■ Data excerpt ■
____________________

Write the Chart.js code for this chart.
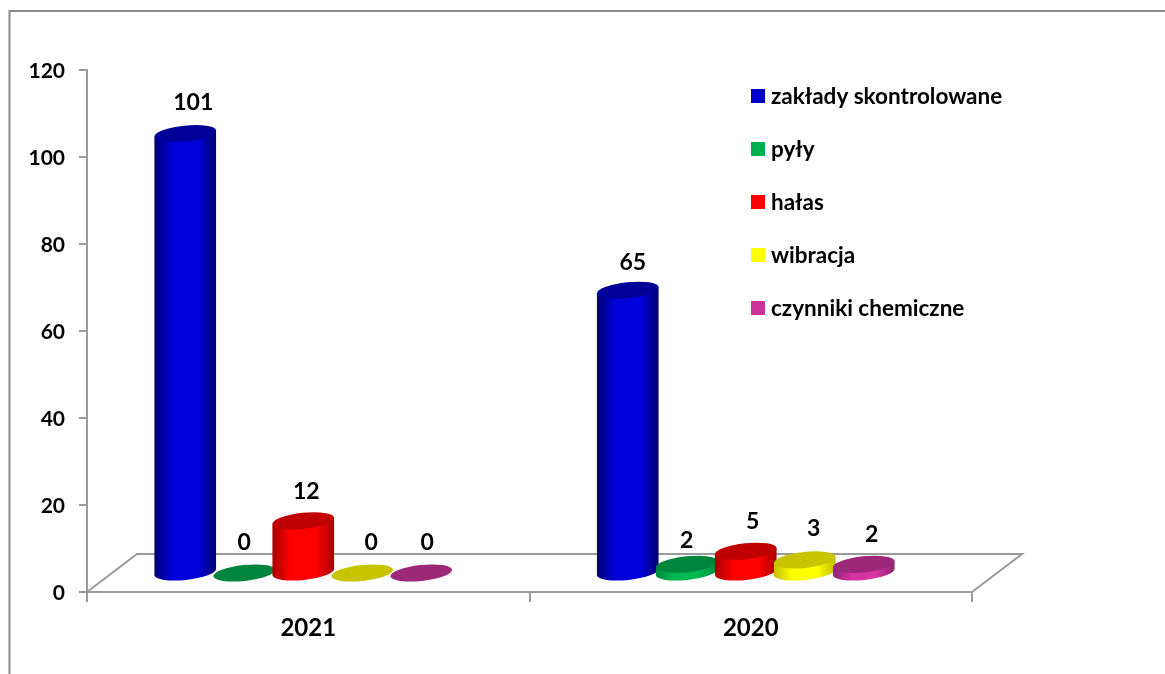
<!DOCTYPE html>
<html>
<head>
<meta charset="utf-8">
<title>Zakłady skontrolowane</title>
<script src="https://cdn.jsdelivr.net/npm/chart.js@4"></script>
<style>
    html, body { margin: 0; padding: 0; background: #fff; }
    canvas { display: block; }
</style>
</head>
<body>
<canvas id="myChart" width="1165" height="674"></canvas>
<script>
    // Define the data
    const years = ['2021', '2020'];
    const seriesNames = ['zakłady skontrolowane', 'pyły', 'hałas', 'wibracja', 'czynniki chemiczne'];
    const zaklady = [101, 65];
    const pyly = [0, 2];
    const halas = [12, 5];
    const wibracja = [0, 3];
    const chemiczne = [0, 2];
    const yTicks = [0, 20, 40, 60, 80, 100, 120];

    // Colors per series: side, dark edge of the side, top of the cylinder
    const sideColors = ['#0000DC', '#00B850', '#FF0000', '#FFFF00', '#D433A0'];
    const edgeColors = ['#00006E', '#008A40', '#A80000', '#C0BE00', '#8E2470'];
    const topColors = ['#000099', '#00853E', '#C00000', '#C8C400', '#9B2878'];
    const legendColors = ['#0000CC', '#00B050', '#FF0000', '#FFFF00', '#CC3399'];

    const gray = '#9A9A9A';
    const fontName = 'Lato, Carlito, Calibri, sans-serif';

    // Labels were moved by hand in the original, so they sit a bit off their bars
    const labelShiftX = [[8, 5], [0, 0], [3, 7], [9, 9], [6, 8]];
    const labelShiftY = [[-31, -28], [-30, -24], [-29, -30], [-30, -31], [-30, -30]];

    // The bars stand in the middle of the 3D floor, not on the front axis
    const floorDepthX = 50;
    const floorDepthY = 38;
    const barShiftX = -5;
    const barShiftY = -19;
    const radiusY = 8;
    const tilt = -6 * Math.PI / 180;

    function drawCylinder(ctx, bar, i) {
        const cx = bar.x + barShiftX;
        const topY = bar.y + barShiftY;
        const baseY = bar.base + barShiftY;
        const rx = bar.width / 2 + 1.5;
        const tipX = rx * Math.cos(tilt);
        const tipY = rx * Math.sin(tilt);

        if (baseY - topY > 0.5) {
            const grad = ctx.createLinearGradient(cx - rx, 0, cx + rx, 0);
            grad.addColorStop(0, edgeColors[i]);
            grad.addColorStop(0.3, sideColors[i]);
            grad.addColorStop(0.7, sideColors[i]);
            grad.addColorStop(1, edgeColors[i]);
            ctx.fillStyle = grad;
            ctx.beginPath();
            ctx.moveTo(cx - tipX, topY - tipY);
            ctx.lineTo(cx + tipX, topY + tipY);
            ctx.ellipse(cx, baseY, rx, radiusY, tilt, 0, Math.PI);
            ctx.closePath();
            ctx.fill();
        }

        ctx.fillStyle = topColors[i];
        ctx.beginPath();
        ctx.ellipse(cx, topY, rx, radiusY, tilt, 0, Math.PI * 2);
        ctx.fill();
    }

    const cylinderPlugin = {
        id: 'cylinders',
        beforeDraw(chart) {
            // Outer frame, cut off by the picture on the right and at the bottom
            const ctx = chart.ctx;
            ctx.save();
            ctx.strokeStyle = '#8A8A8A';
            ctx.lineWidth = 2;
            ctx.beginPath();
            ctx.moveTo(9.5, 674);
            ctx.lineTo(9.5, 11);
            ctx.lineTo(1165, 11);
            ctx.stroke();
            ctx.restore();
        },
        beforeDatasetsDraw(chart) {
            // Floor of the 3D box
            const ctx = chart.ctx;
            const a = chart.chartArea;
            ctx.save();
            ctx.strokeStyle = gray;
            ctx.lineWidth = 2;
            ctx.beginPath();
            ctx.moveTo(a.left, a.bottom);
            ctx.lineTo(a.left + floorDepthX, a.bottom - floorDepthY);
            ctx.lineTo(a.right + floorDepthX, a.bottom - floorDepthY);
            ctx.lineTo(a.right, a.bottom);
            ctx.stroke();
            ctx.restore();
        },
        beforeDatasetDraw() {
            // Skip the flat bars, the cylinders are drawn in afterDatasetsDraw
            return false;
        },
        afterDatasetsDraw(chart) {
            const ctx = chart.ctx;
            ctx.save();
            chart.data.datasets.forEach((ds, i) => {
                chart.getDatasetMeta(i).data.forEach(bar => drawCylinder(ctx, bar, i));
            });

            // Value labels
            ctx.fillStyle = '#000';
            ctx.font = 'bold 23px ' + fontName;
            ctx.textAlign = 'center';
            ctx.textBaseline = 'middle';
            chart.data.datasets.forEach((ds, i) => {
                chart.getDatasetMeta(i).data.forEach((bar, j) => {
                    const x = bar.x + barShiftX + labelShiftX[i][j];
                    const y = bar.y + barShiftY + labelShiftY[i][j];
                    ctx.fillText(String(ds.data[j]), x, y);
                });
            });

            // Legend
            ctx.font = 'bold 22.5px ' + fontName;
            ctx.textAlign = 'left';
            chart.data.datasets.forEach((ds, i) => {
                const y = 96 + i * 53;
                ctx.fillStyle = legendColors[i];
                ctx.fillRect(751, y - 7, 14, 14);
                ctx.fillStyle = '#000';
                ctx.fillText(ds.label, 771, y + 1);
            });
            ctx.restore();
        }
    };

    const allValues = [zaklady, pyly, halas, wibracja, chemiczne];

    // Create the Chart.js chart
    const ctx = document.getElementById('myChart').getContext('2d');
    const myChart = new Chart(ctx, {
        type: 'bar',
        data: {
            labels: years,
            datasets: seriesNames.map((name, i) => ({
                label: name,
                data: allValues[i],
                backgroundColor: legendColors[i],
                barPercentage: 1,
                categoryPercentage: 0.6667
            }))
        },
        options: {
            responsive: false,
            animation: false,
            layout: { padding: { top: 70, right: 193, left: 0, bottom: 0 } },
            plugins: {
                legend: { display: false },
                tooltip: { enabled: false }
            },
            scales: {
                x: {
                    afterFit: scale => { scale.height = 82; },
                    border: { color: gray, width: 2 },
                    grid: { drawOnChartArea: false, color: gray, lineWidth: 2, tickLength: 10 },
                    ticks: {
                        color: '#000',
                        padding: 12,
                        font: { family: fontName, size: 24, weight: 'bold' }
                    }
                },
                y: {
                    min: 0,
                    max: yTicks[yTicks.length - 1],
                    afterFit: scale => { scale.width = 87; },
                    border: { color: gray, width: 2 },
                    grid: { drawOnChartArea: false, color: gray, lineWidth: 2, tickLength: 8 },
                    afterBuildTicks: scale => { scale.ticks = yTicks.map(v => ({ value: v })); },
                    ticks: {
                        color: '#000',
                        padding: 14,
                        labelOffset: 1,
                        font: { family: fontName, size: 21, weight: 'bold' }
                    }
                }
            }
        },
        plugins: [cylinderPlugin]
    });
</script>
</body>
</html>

____________________

■ Exercise aim ■
Give an exact copy of the material, leaving out every picture.

■ Answer to this problem ■
Write the Chart.js code for this chart.
<!DOCTYPE html>
<html>
<head>
<meta charset="utf-8">
<title>Zakłady skontrolowane</title>
<script src="https://cdn.jsdelivr.net/npm/chart.js@4"></script>
<style>
    html, body { margin: 0; padding: 0; background: #fff; }
    canvas { display: block; }
</style>
</head>
<body>
<canvas id="myChart" width="1165" height="674"></canvas>
<script>
    // Define the data
    const years = ['2021', '2020'];
    const seriesNames = ['zakłady skontrolowane', 'pyły', 'hałas', 'wibracja', 'czynniki chemiczne'];
    const zaklady = [101, 65];
    const pyly = [0, 2];
    const halas = [12, 5];
    const wibracja = [0, 3];
    const chemiczne = [0, 2];
    const yTicks = [0, 20, 40, 60, 80, 100, 120];

    // Colors per series: side, dark edge of the side, top of the cylinder
    const sideColors = ['#0000DC', '#00B850', '#FF0000', '#FFFF00', '#D433A0'];
    const edgeColors = ['#00006E', '#008A40', '#A80000', '#C0BE00', '#8E2470'];
    const topColors = ['#000099', '#00853E', '#C00000', '#C8C400', '#9B2878'];
    const legendColors = ['#0000CC', '#00B050', '#FF0000', '#FFFF00', '#CC3399'];

    const gray = '#9A9A9A';
    const fontName = 'Lato, Carlito, Calibri, sans-serif';

    // Labels were moved by hand in the original, so they sit a bit off their bars
    const labelShiftX = [[8, 5], [0, 0], [3, 7], [9, 9], [6, 8]];
    const labelShiftY = [[-31, -28], [-30, -24], [-29, -30], [-30, -31], [-30, -30]];

    // The bars stand in the middle of the 3D floor, not on the front axis
    const floorDepthX = 50;
    const floorDepthY = 38;
    const barShiftX = -5;
    const barShiftY = -19;
    const radiusY = 8;
    const tilt = -6 * Math.PI / 180;

    function drawCylinder(ctx, bar, i) {
        const cx = bar.x + barShiftX;
        const topY = bar.y + barShiftY;
        const baseY = bar.base + barShiftY;
        const rx = bar.width / 2 + 1.5;
        const tipX = rx * Math.cos(tilt);
        const tipY = rx * Math.sin(tilt);

        if (baseY - topY > 0.5) {
            const grad = ctx.createLinearGradient(cx - rx, 0, cx + rx, 0);
            grad.addColorStop(0, edgeColors[i]);
            grad.addColorStop(0.3, sideColors[i]);
            grad.addColorStop(0.7, sideColors[i]);
            grad.addColorStop(1, edgeColors[i]);
            ctx.fillStyle = grad;
            ctx.beginPath();
            ctx.moveTo(cx - tipX, topY - tipY);
            ctx.lineTo(cx + tipX, topY + tipY);
            ctx.ellipse(cx, baseY, rx, radiusY, tilt, 0, Math.PI);
            ctx.closePath();
            ctx.fill();
        }

        ctx.fillStyle = topColors[i];
        ctx.beginPath();
        ctx.ellipse(cx, topY, rx, radiusY, tilt, 0, Math.PI * 2);
        ctx.fill();
    }

    const cylinderPlugin = {
        id: 'cylinders',
        beforeDraw(chart) {
            // Outer frame, cut off by the picture on the right and at the bottom
            const ctx = chart.ctx;
            ctx.save();
            ctx.strokeStyle = '#8A8A8A';
            ctx.lineWidth = 2;
            ctx.beginPath();
            ctx.moveTo(9.5, 674);
            ctx.lineTo(9.5, 11);
            ctx.lineTo(1165, 11);
            ctx.stroke();
            ctx.restore();
        },
        beforeDatasetsDraw(chart) {
            // Floor of the 3D box
            const ctx = chart.ctx;
            const a = chart.chartArea;
            ctx.save();
            ctx.strokeStyle = gray;
            ctx.lineWidth = 2;
            ctx.beginPath();
            ctx.moveTo(a.left, a.bottom);
            ctx.lineTo(a.left + floorDepthX, a.bottom - floorDepthY);
            ctx.lineTo(a.right + floorDepthX, a.bottom - floorDepthY);
            ctx.lineTo(a.right, a.bottom);
            ctx.stroke();
            ctx.restore();
        },
        beforeDatasetDraw() {
            // Skip the flat bars, the cylinders are drawn in afterDatasetsDraw
            return false;
        },
        afterDatasetsDraw(chart) {
            const ctx = chart.ctx;
            ctx.save();
            chart.data.datasets.forEach((ds, i) => {
                chart.getDatasetMeta(i).data.forEach(bar => drawCylinder(ctx, bar, i));
            });

            // Value labels
            ctx.fillStyle = '#000';
            ctx.font = 'bold 23px ' + fontName;
            ctx.textAlign = 'center';
            ctx.textBaseline = 'middle';
            chart.data.datasets.forEach((ds, i) => {
                chart.getDatasetMeta(i).data.forEach((bar, j) => {
                    const x = bar.x + barShiftX + labelShiftX[i][j];
                    const y = bar.y + barShiftY + labelShiftY[i][j];
                    ctx.fillText(String(ds.data[j]), x, y);
                });
            });

            // Legend
            ctx.font = 'bold 22.5px ' + fontName;
            ctx.textAlign = 'left';
            chart.data.datasets.forEach((ds, i) => {
                const y = 96 + i * 53;
                ctx.fillStyle = legendColors[i];
                ctx.fillRect(751, y - 7, 14, 14);
                ctx.fillStyle = '#000';
                ctx.fillText(ds.label, 771, y + 1);
            });
            ctx.restore();
        }
    };

    const allValues = [zaklady, pyly, halas, wibracja, chemiczne];

    // Create the Chart.js chart
    const ctx = document.getElementById('myChart').getContext('2d');
    const myChart = new Chart(ctx, {
        type: 'bar',
        data: {
            labels: years,
            datasets: seriesNames.map((name, i) => ({
                label: name,
                data: allValues[i],
                backgroundColor: legendColors[i],
                barPercentage: 1,
                categoryPercentage: 0.6667
            }))
        },
        options: {
            responsive: false,
            animation: false,
            layout: { padding: { top: 70, right: 193, left: 0, bottom: 0 } },
            plugins: {
                legend: { display: false },
                tooltip: { enabled: false }
            },
            scales: {
                x: {
                    afterFit: scale => { scale.height = 82; },
                    border: { color: gray, width: 2 },
                    grid: { drawOnChartArea: false, color: gray, lineWidth: 2, tickLength: 10 },
                    ticks: {
                        color: '#000',
                        padding: 12,
                        font: { family: fontName, size: 24, weight: 'bold' }
                    }
                },
                y: {
                    min: 0,
                    max: yTicks[yTicks.length - 1],
                    afterFit: scale => { scale.width = 87; },
                    border: { color: gray, width: 2 },
                    grid: { drawOnChartArea: false, color: gray, lineWidth: 2, tickLength: 8 },
                    afterBuildTicks: scale => { scale.ticks = yTicks.map(v => ({ value: v })); },
                    ticks: {
                        color: '#000',
                        padding: 14,
                        labelOffset: 1,
                        font: { family: fontName, size: 21, weight: 'bold' }
                    }
                }
            }
        },
        plugins: [cylinderPlugin]
    });
</script>
</body>
</html>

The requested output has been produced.